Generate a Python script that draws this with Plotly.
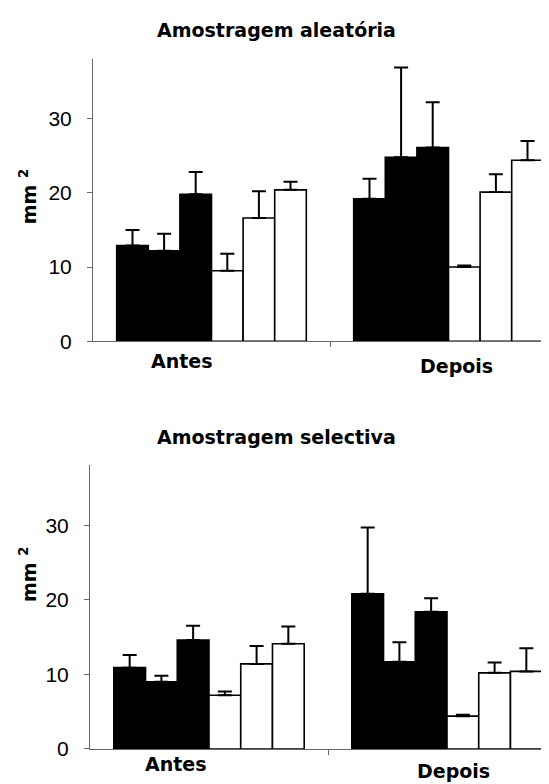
import plotly.graph_objects as go

categories = ["Antes", "Depois"]
series_names = ["A1", "A2", "A3", "B1", "B2", "B3"]
series_fill = ["black", "black", "black", "white", "white", "white"]

# Amostragem aleatória (means and upper error)
alea_means = [
    [12.9, 19.2],
    [12.2, 24.8],
    [19.8, 26.1],
    [9.5, 10.0],
    [16.6, 20.1],
    [20.4, 24.4],
]
alea_err = [
    [2.1, 2.7],
    [2.3, 12.1],
    [3.0, 6.1],
    [2.3, 0.2],
    [3.6, 2.4],
    [1.1, 2.6],
]

# Amostragem selectiva
sel_means = [
    [10.9, 20.8],
    [9.0, 11.7],
    [14.6, 18.4],
    [7.2, 4.4],
    [11.4, 10.2],
    [14.1, 10.4],
]
sel_err = [
    [1.7, 8.9],
    [0.8, 2.6],
    [1.9, 1.8],
    [0.5, 0.2],
    [2.4, 1.4],
    [2.3, 3.1],
]

y_ticks = [0, 10, 20, 30]
titles = ["Amostragem aleatória", "Amostragem selectiva"]

W, H = 549, 784
xpos = list(range(len(categories)))

fig = go.Figure()

for means, errs, ax in [(alea_means, alea_err, ""), (sel_means, sel_err, "2")]:
    for name, fill, m, e in zip(series_names, series_fill, means, errs):
        fig.add_trace(go.Bar(
            x=xpos, y=m, name=name, showlegend=False,
            marker=dict(color=fill, line=dict(color="black", width=1.6)),
            error_y=dict(type="data", array=e, arrayminus=[0] * len(e),
                         symmetric=False, color="black", thickness=2, width=7),
            xaxis="x" + ax, yaxis="y" + ax,
        ))

# geometry (pixels)
top = dict(yaxis_left=85, zero=338, top=52, unit=237)
bot = dict(yaxis_left=82, zero=751.5, top=464, unit=238)

def dom_x(g):
    return [g["yaxis_left"] / W, 1.0]

def dom_y(g):
    return [(H - g["zero"]) / H, (H - g["top"]) / H]

def xrange(g):
    return [-0.5, -0.5 + (W - g["yaxis_left"]) / g["unit"]]

axis_common = dict(showline=True, linecolor="#666", linewidth=1, showgrid=False,
                   zeroline=False)
xcommon = dict(axis_common, tickmode="array", tickvals=[0.5], ticktext=[""],
               ticks="outside", ticklen=5, tickcolor="#666")
ycommon = dict(axis_common, tickmode="array", tickvals=y_ticks,
               ticks="outside", ticklen=5, tickcolor="#666", range=[0, 38],
               ticklabelstandoff=11,
               tickfont=dict(family="Liberation Sans", size=21, color="black"))

fig.update_layout(
    width=W, height=H,
    margin=dict(l=0, r=0, t=0, b=0),
    paper_bgcolor="white", plot_bgcolor="white",
    barmode="group", bargap=0.2, bargroupgap=0,
    xaxis=dict(xcommon, domain=dom_x(top), range=xrange(top), anchor="y"),
    yaxis=dict(ycommon, domain=dom_y(top), anchor="x"),
    xaxis2=dict(xcommon, domain=dom_x(bot), range=xrange(bot), anchor="y2"),
    yaxis2=dict(ycommon, domain=dom_y(bot), anchor="x2"),
)

bold = dict(family="DejaVu Sans", size=19, color="black", weight="bold")
ann = []
# titles
ann.append(dict(text=titles[0], x=268 / W, y=(H - 22) / H, xref="paper", yref="paper",
                showarrow=False, font=bold, xanchor="center", yanchor="middle"))
ann.append(dict(text=titles[1], x=268 / W, y=(H - 435) / H, xref="paper", yref="paper",
                showarrow=False, font=bold, xanchor="center", yanchor="middle"))
# y titles
for yc in [192, 575]:
    ann.append(dict(text="mm <sup>2</sup>", x=20 / W, y=(H - yc) / H, xref="paper",
                    yref="paper", showarrow=False, textangle=-90, font=bold,
                    xanchor="center", yanchor="middle"))
# category labels
label_pos = [
    ("x", [(-30, 358), (8, 363)]),
    ("x2", [(-33, 767), (6, 774)]),
]
for xr, pos in label_pos:
    for i, (dx, yc) in enumerate(pos):
        ann.append(dict(text=categories[i], x=xpos[i], xref=xr, xshift=dx,
                        y=(H - yc) / H, yref="paper", showarrow=False, font=bold,
                        xanchor="center", yanchor="middle"))

fig.update_layout(annotations=ann)
fig.write_html("out.html")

★ ★ ★ ★ ★

### What is required
From the top of the listing above, repeat each line exactly until you reach the line containing "bot = dict(yaxis_left=82, zero=751.5, top=464, unit=238)", and repeat that one too. Leave the pictures out.

### Solution to the exercise
Generate a Python script that draws this with Plotly.
import plotly.graph_objects as go

categories = ["Antes", "Depois"]
series_names = ["A1", "A2", "A3", "B1", "B2", "B3"]
series_fill = ["black", "black", "black", "white", "white", "white"]

# Amostragem aleatória (means and upper error)
alea_means = [
    [12.9, 19.2],
    [12.2, 24.8],
    [19.8, 26.1],
    [9.5, 10.0],
    [16.6, 20.1],
    [20.4, 24.4],
]
alea_err = [
    [2.1, 2.7],
    [2.3, 12.1],
    [3.0, 6.1],
    [2.3, 0.2],
    [3.6, 2.4],
    [1.1, 2.6],
]

# Amostragem selectiva
sel_means = [
    [10.9, 20.8],
    [9.0, 11.7],
    [14.6, 18.4],
    [7.2, 4.4],
    [11.4, 10.2],
    [14.1, 10.4],
]
sel_err = [
    [1.7, 8.9],
    [0.8, 2.6],
    [1.9, 1.8],
    [0.5, 0.2],
    [2.4, 1.4],
    [2.3, 3.1],
]

y_ticks = [0, 10, 20, 30]
titles = ["Amostragem aleatória", "Amostragem selectiva"]

W, H = 549, 784
xpos = list(range(len(categories)))

fig = go.Figure()

for means, errs, ax in [(alea_means, alea_err, ""), (sel_means, sel_err, "2")]:
    for name, fill, m, e in zip(series_names, series_fill, means, errs):
        fig.add_trace(go.Bar(
            x=xpos, y=m, name=name, showlegend=False,
            marker=dict(color=fill, line=dict(color="black", width=1.6)),
            error_y=dict(type="data", array=e, arrayminus=[0] * len(e),
                         symmetric=False, color="black", thickness=2, width=7),
            xaxis="x" + ax, yaxis="y" + ax,
        ))

# geometry (pixels)
top = dict(yaxis_left=85, zero=338, top=52, unit=237)
bot = dict(yaxis_left=82, zero=751.5, top=464, unit=238)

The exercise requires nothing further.